Find the number of elements greater than k in a sorted array

Hello Everyone,

Given a sorted array arr[] of integers and an integer k, the task is to find the count of elements in the array which are greater than k. Note that k may or may not be present in the array.

Examples:

Input: arr[] = {2, 3, 5, 6, 6, 9}, k = 6
Output: 1

Input: arr[] = {1, 1, 2, 5, 5, 7}, k = 8
Output: 0

Recommended: Please try your approach on {IDE} first, before moving on to the solution.
Approach: The idea is to perform binary search and find the number of elements greater than k.

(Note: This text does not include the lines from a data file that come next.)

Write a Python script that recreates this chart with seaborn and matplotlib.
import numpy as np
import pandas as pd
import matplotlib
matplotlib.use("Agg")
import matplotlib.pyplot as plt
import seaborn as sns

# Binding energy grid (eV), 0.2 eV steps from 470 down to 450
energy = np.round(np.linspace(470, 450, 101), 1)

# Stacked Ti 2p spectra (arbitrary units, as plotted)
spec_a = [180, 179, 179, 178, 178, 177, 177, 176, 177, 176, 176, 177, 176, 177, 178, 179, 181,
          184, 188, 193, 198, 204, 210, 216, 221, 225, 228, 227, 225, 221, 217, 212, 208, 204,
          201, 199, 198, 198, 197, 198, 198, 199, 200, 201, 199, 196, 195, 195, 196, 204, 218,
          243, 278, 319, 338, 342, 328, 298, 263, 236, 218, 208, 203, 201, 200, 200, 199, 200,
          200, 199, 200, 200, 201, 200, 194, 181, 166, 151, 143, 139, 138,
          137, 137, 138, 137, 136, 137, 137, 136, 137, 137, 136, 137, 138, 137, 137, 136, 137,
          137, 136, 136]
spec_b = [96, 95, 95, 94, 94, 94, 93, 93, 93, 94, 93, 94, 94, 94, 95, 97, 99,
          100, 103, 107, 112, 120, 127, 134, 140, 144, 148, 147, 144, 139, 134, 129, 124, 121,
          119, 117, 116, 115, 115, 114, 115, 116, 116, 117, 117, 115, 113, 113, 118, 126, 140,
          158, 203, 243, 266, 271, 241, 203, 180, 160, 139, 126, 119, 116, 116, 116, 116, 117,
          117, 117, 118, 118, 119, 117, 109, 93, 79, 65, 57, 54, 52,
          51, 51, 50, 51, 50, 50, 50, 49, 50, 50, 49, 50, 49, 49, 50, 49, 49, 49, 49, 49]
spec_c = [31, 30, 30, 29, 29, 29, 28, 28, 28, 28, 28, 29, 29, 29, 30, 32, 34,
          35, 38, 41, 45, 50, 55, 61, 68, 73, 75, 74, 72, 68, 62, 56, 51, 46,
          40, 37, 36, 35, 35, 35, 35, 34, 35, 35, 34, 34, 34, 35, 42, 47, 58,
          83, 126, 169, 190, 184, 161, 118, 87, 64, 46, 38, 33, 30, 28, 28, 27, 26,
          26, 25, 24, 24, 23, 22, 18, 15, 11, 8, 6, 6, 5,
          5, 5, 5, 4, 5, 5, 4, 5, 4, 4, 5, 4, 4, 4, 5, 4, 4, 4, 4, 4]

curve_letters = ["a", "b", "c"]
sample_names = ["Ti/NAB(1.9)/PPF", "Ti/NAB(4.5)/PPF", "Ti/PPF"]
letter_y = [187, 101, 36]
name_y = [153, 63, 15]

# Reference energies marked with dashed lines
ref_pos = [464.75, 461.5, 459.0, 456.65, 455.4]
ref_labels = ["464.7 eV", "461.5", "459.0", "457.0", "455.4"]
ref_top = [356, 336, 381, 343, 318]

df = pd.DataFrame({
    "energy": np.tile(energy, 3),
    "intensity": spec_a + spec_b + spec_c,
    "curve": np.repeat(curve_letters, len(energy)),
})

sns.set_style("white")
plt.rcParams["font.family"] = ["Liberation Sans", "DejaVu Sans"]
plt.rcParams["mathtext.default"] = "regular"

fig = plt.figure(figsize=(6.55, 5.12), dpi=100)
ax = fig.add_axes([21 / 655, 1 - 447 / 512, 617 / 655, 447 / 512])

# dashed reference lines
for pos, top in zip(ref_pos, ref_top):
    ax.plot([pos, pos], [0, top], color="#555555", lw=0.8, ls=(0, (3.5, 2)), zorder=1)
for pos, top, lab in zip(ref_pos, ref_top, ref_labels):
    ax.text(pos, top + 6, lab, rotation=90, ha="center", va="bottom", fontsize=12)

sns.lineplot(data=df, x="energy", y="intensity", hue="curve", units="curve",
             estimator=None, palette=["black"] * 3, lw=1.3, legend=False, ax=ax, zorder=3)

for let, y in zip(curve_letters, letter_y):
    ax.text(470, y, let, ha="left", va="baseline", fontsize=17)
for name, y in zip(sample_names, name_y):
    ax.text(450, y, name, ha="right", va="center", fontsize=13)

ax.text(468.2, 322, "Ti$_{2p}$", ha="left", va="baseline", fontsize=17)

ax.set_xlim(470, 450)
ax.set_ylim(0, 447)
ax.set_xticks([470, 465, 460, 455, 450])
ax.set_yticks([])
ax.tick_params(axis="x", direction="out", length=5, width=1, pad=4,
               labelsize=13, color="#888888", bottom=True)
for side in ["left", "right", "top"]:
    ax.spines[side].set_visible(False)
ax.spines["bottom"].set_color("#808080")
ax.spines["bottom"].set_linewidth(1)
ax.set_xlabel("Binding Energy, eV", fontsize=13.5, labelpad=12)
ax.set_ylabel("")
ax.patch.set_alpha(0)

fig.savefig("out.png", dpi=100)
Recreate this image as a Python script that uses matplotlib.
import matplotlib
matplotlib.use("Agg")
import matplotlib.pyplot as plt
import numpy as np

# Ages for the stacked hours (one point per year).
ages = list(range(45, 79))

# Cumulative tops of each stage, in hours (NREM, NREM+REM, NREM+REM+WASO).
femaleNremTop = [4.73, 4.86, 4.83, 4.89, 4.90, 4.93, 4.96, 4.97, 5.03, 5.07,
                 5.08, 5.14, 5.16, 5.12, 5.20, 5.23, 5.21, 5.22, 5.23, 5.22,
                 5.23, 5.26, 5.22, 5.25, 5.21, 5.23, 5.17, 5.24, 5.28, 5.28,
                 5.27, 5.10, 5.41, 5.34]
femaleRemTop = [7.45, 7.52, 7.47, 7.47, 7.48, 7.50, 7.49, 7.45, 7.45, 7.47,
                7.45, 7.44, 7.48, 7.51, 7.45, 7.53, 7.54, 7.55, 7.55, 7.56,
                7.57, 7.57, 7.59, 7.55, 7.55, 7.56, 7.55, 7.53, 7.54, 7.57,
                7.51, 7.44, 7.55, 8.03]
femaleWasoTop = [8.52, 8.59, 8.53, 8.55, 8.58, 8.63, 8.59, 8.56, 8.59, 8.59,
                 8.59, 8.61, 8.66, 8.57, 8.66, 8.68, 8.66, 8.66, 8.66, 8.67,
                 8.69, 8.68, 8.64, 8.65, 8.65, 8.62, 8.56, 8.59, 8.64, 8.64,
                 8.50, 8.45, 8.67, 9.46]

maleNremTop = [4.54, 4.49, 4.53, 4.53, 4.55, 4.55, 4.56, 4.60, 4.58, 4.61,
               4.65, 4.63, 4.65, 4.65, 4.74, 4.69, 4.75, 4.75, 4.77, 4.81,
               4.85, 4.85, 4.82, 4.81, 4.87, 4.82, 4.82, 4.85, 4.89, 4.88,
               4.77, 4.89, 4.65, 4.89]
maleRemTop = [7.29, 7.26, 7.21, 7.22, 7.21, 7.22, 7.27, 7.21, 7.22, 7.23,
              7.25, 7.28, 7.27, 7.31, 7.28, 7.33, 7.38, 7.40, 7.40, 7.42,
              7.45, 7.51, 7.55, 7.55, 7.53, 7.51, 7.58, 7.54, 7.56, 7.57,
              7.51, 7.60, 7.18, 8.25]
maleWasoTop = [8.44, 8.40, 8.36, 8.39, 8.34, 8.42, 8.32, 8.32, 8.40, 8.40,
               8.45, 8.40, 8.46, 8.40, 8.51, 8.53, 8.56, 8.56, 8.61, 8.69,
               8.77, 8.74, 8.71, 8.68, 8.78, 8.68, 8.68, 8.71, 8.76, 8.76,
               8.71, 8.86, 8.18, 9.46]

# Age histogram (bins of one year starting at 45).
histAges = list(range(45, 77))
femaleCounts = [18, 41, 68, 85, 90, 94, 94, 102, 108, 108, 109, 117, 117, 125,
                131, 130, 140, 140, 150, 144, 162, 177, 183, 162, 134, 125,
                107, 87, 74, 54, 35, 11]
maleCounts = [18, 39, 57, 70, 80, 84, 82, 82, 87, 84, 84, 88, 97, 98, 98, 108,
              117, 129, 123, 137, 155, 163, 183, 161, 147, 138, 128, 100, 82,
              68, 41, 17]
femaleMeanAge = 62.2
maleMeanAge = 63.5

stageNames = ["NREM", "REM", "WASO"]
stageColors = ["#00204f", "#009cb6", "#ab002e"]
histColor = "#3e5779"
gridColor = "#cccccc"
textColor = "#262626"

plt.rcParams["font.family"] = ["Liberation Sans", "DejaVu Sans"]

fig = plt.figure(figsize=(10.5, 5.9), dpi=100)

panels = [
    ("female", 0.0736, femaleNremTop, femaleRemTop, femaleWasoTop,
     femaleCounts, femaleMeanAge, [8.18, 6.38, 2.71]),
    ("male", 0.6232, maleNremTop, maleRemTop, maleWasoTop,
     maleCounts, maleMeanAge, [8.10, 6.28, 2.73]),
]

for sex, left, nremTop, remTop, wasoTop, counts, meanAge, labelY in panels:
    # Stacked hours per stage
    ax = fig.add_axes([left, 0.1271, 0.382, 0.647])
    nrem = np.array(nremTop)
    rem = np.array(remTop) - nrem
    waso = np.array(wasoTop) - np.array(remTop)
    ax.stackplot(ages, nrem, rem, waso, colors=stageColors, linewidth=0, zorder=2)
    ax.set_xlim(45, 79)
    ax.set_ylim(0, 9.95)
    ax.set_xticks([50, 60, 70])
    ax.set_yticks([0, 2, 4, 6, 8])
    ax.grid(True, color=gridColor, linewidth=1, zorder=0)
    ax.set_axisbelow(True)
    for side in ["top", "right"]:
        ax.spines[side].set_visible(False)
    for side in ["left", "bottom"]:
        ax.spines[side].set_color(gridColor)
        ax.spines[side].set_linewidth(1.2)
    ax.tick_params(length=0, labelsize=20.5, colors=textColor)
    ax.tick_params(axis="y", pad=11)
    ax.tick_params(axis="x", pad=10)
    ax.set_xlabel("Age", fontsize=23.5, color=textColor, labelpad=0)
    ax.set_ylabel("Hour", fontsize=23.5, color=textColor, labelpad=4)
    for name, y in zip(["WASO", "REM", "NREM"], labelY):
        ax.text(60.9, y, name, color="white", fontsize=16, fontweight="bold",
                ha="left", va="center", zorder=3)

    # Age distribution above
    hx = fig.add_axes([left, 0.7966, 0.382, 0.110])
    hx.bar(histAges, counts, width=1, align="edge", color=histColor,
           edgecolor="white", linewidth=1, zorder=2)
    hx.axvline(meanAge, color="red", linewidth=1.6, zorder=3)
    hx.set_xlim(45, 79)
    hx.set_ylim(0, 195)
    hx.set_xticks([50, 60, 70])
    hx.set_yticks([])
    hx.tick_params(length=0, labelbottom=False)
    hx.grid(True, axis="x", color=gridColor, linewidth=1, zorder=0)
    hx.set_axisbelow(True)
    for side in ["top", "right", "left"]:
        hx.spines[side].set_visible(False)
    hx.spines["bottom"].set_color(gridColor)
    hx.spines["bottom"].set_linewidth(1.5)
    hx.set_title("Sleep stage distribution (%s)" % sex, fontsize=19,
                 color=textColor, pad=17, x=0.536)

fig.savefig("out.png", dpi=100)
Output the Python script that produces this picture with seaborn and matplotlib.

Below is the implementation of the above approach:

// C++ implementation of the approach
#include <bits/stdc++.h>
using namespace std;

// Function to return the count of elements
// from the array which are greater than k
int countGreater(int arr[], int n, int k)
{
int l = 0;
int r = n - 1;

// Stores the index of the left most element
// from the array which is greater than k
int leftGreater = n;

// Finds number of elements greater than k
while (l <= r) {
    int m = l + (r - l) / 2;

    // If mid element is greater than
    // k update leftGreater and r
    if (arr[m] > k) {
        leftGreater = m;
        r = m - 1;
    }

    // If mid element is less than
    // or equal to k update l
    else
        l = m + 1;
}

// Return the count of elements greater than k
return (n - leftGreater);

}

// Driver code
int main()
{
int arr[] = { 3, 3, 4, 7, 7, 7, 11, 13, 13 };
int n = sizeof(arr) / sizeof(arr[0]);

int k = 7;

cout << countGreater(arr, n, k);

return 0;

}
Output:
3
Time Complexity: O(log(n)) where n is the number of elements in the array.